> _What you should do_
Reproduce the records below exactly as they appear, omitting any pictures they contain.

> _Provided records_

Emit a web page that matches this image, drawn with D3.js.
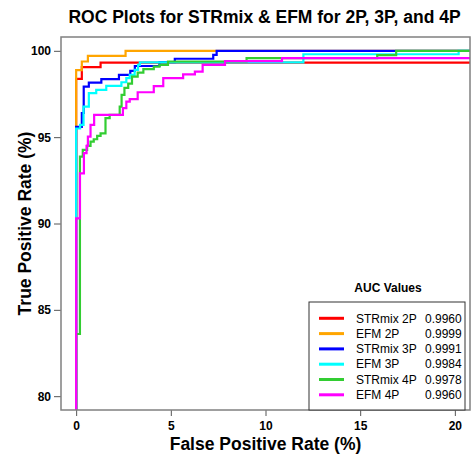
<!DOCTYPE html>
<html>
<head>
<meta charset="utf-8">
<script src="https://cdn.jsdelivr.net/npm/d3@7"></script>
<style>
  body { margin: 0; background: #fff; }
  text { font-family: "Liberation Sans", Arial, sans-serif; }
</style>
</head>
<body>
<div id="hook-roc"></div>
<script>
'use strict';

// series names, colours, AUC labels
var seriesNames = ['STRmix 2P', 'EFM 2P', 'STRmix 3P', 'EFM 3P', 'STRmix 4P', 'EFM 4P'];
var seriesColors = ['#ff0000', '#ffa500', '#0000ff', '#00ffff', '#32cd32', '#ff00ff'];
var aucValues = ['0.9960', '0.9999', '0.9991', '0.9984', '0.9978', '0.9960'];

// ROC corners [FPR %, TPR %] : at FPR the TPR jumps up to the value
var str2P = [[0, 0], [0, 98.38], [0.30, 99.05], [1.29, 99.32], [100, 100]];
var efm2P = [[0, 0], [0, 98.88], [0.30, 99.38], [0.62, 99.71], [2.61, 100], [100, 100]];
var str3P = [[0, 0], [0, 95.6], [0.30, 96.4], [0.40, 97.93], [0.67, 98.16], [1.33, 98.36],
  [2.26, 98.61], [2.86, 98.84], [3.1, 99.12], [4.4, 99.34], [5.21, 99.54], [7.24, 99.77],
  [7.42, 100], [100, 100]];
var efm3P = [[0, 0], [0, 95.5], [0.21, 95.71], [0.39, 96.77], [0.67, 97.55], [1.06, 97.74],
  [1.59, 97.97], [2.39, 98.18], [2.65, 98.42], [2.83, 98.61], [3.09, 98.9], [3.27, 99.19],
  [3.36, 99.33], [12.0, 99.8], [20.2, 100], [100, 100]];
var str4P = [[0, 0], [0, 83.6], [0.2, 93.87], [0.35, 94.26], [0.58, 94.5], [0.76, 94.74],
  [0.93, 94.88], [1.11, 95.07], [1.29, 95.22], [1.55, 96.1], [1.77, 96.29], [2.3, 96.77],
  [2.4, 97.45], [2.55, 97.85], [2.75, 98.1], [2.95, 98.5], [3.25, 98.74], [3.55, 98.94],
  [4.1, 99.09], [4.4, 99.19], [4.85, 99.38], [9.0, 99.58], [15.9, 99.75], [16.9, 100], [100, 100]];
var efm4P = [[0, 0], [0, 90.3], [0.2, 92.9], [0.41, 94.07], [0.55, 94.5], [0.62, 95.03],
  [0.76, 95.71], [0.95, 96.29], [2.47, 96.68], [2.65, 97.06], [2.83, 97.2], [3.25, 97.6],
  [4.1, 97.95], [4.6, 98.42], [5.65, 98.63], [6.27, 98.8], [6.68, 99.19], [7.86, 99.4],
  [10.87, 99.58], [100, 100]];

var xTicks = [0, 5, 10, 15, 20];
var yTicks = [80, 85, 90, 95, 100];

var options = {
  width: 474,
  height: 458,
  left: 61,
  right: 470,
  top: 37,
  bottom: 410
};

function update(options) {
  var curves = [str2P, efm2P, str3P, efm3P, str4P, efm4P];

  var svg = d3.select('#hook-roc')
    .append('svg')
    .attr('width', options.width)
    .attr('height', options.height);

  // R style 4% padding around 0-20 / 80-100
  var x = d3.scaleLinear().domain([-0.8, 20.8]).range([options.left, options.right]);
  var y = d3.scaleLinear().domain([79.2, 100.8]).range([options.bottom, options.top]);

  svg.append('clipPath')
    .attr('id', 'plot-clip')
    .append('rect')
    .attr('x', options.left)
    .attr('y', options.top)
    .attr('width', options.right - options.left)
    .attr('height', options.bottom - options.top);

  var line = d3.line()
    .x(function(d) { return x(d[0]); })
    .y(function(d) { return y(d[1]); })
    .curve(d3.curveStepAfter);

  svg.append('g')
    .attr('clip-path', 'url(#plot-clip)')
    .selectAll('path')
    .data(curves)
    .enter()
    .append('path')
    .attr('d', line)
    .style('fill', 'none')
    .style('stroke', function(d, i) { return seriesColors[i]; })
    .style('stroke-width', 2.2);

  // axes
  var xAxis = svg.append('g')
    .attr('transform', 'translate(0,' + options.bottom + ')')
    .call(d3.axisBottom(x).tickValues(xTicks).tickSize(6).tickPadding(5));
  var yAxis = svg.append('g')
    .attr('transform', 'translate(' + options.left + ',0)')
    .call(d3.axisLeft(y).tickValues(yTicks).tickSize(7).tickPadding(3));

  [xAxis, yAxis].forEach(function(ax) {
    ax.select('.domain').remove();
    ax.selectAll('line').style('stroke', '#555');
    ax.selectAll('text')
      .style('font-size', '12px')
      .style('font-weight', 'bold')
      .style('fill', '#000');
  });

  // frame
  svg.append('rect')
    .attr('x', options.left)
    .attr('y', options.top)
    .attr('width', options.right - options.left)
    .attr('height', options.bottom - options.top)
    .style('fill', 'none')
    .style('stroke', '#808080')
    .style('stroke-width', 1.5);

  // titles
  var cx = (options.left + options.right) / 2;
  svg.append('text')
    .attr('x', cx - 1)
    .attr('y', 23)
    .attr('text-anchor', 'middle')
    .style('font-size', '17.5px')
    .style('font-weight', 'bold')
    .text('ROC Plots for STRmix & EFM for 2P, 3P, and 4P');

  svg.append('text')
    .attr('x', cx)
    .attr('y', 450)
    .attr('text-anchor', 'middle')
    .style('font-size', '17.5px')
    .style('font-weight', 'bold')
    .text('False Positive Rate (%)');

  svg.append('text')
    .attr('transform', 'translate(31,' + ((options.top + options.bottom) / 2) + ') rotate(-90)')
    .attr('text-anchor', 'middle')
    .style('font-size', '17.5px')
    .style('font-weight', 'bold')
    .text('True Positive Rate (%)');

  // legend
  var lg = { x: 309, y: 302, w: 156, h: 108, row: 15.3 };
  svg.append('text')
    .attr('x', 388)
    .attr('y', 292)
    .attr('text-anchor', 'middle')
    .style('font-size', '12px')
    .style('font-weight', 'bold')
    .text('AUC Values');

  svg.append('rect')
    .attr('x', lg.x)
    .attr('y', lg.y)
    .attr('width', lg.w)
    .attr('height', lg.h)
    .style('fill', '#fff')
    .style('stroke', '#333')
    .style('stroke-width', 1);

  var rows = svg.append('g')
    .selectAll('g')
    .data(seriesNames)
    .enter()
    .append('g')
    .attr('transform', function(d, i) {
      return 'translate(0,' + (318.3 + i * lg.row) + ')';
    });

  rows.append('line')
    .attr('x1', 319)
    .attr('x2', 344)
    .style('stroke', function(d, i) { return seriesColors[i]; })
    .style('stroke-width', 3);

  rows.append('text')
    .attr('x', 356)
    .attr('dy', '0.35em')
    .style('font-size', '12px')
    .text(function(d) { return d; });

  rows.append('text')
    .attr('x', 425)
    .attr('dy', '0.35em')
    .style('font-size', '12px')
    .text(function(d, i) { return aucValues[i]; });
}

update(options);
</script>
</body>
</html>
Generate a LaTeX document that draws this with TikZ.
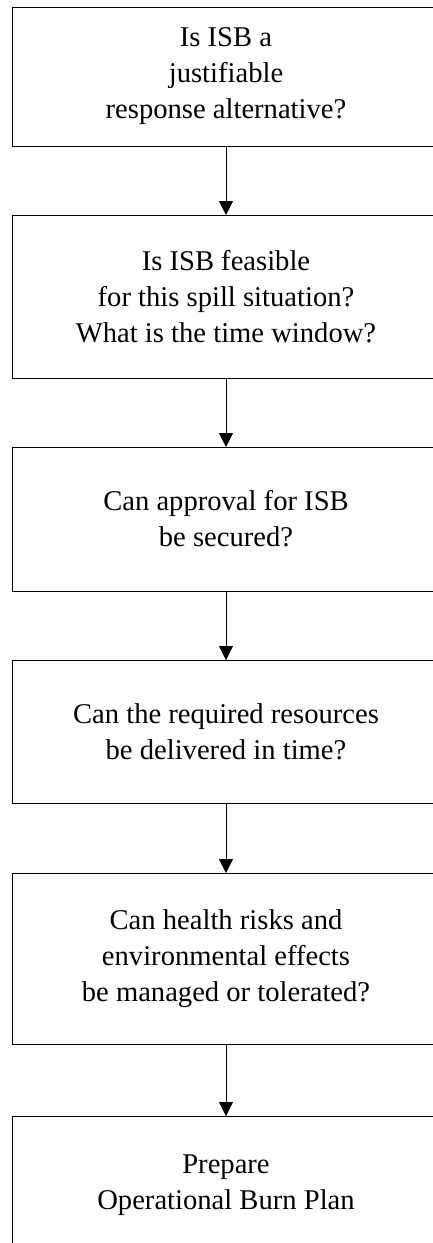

> _Result of the task_
Emit a web page that matches this image, drawn with D3.js.
<!DOCTYPE html>
<html>
<head>
<meta charset="utf-8">
<script src="https://cdn.jsdelivr.net/npm/d3@7"></script>
<style>
  body { margin: 0; background: #fff; }
  text { font-family: "Liberation Sans", Arial, sans-serif; }
</style>
</head>
<body>
<div id="hook-roc"></div>
<script>
'use strict';

// series names, colours, AUC labels
var seriesNames = ['STRmix 2P', 'EFM 2P', 'STRmix 3P', 'EFM 3P', 'STRmix 4P', 'EFM 4P'];
var seriesColors = ['#ff0000', '#ffa500', '#0000ff', '#00ffff', '#32cd32', '#ff00ff'];
var aucValues = ['0.9960', '0.9999', '0.9991', '0.9984', '0.9978', '0.9960'];

// ROC corners [FPR %, TPR %] : at FPR the TPR jumps up to the value
var str2P = [[0, 0], [0, 98.38], [0.30, 99.05], [1.29, 99.32], [100, 100]];
var efm2P = [[0, 0], [0, 98.88], [0.30, 99.38], [0.62, 99.71], [2.61, 100], [100, 100]];
var str3P = [[0, 0], [0, 95.6], [0.30, 96.4], [0.40, 97.93], [0.67, 98.16], [1.33, 98.36],
  [2.26, 98.61], [2.86, 98.84], [3.1, 99.12], [4.4, 99.34], [5.21, 99.54], [7.24, 99.77],
  [7.42, 100], [100, 100]];
var efm3P = [[0, 0], [0, 95.5], [0.21, 95.71], [0.39, 96.77], [0.67, 97.55], [1.06, 97.74],
  [1.59, 97.97], [2.39, 98.18], [2.65, 98.42], [2.83, 98.61], [3.09, 98.9], [3.27, 99.19],
  [3.36, 99.33], [12.0, 99.8], [20.2, 100], [100, 100]];
var str4P = [[0, 0], [0, 83.6], [0.2, 93.87], [0.35, 94.26], [0.58, 94.5], [0.76, 94.74],
  [0.93, 94.88], [1.11, 95.07], [1.29, 95.22], [1.55, 96.1], [1.77, 96.29], [2.3, 96.77],
  [2.4, 97.45], [2.55, 97.85], [2.75, 98.1], [2.95, 98.5], [3.25, 98.74], [3.55, 98.94],
  [4.1, 99.09], [4.4, 99.19], [4.85, 99.38], [9.0, 99.58], [15.9, 99.75], [16.9, 100], [100, 100]];
var efm4P = [[0, 0], [0, 90.3], [0.2, 92.9], [0.41, 94.07], [0.55, 94.5], [0.62, 95.03],
  [0.76, 95.71], [0.95, 96.29], [2.47, 96.68], [2.65, 97.06], [2.83, 97.2], [3.25, 97.6],
  [4.1, 97.95], [4.6, 98.42], [5.65, 98.63], [6.27, 98.8], [6.68, 99.19], [7.86, 99.4],
  [10.87, 99.58], [100, 100]];

var xTicks = [0, 5, 10, 15, 20];
var yTicks = [80, 85, 90, 95, 100];

var options = {
  width: 474,
  height: 458,
  left: 61,
  right: 470,
  top: 37,
  bottom: 410
};

function update(options) {
  var curves = [str2P, efm2P, str3P, efm3P, str4P, efm4P];

  var svg = d3.select('#hook-roc')
    .append('svg')
    .attr('width', options.width)
    .attr('height', options.height);

  // R style 4% padding around 0-20 / 80-100
  var x = d3.scaleLinear().domain([-0.8, 20.8]).range([options.left, options.right]);
  var y = d3.scaleLinear().domain([79.2, 100.8]).range([options.bottom, options.top]);

  svg.append('clipPath')
    .attr('id', 'plot-clip')
    .append('rect')
    .attr('x', options.left)
    .attr('y', options.top)
    .attr('width', options.right - options.left)
    .attr('height', options.bottom - options.top);

  var line = d3.line()
    .x(function(d) { return x(d[0]); })
    .y(function(d) { return y(d[1]); })
    .curve(d3.curveStepAfter);

  svg.append('g')
    .attr('clip-path', 'url(#plot-clip)')
    .selectAll('path')
    .data(curves)
    .enter()
    .append('path')
    .attr('d', line)
    .style('fill', 'none')
    .style('stroke', function(d, i) { return seriesColors[i]; })
    .style('stroke-width', 2.2);

  // axes
  var xAxis = svg.append('g')
    .attr('transform', 'translate(0,' + options.bottom + ')')
    .call(d3.axisBottom(x).tickValues(xTicks).tickSize(6).tickPadding(5));
  var yAxis = svg.append('g')
    .attr('transform', 'translate(' + options.left + ',0)')
    .call(d3.axisLeft(y).tickValues(yTicks).tickSize(7).tickPadding(3));

  [xAxis, yAxis].forEach(function(ax) {
    ax.select('.domain').remove();
    ax.selectAll('line').style('stroke', '#555');
    ax.selectAll('text')
      .style('font-size', '12px')
      .style('font-weight', 'bold')
      .style('fill', '#000');
  });

  // frame
  svg.append('rect')
    .attr('x', options.left)
    .attr('y', options.top)
    .attr('width', options.right - options.left)
    .attr('height', options.bottom - options.top)
    .style('fill', 'none')
    .style('stroke', '#808080')
    .style('stroke-width', 1.5);

  // titles
  var cx = (options.left + options.right) / 2;
  svg.append('text')
    .attr('x', cx - 1)
    .attr('y', 23)
    .attr('text-anchor', 'middle')
    .style('font-size', '17.5px')
    .style('font-weight', 'bold')
    .text('ROC Plots for STRmix & EFM for 2P, 3P, and 4P');

  svg.append('text')
    .attr('x', cx)
    .attr('y', 450)
    .attr('text-anchor', 'middle')
    .style('font-size', '17.5px')
    .style('font-weight', 'bold')
    .text('False Positive Rate (%)');

  svg.append('text')
    .attr('transform', 'translate(31,' + ((options.top + options.bottom) / 2) + ') rotate(-90)')
    .attr('text-anchor', 'middle')
    .style('font-size', '17.5px')
    .style('font-weight', 'bold')
    .text('True Positive Rate (%)');

  // legend
  var lg = { x: 309, y: 302, w: 156, h: 108, row: 15.3 };
  svg.append('text')
    .attr('x', 388)
    .attr('y', 292)
    .attr('text-anchor', 'middle')
    .style('font-size', '12px')
    .style('font-weight', 'bold')
    .text('AUC Values');

  svg.append('rect')
    .attr('x', lg.x)
    .attr('y', lg.y)
    .attr('width', lg.w)
    .attr('height', lg.h)
    .style('fill', '#fff')
    .style('stroke', '#333')
    .style('stroke-width', 1);

  var rows = svg.append('g')
    .selectAll('g')
    .data(seriesNames)
    .enter()
    .append('g')
    .attr('transform', function(d, i) {
      return 'translate(0,' + (318.3 + i * lg.row) + ')';
    });

  rows.append('line')
    .attr('x1', 319)
    .attr('x2', 344)
    .style('stroke', function(d, i) { return seriesColors[i]; })
    .style('stroke-width', 3);

  rows.append('text')
    .attr('x', 356)
    .attr('dy', '0.35em')
    .style('font-size', '12px')
    .text(function(d) { return d; });

  rows.append('text')
    .attr('x', 425)
    .attr('dy', '0.35em')
    .style('font-size', '12px')
    .text(function(d, i) { return aucValues[i]; });
}

update(options);
</script>
</body>
</html>
Generate a LaTeX document that draws this with TikZ.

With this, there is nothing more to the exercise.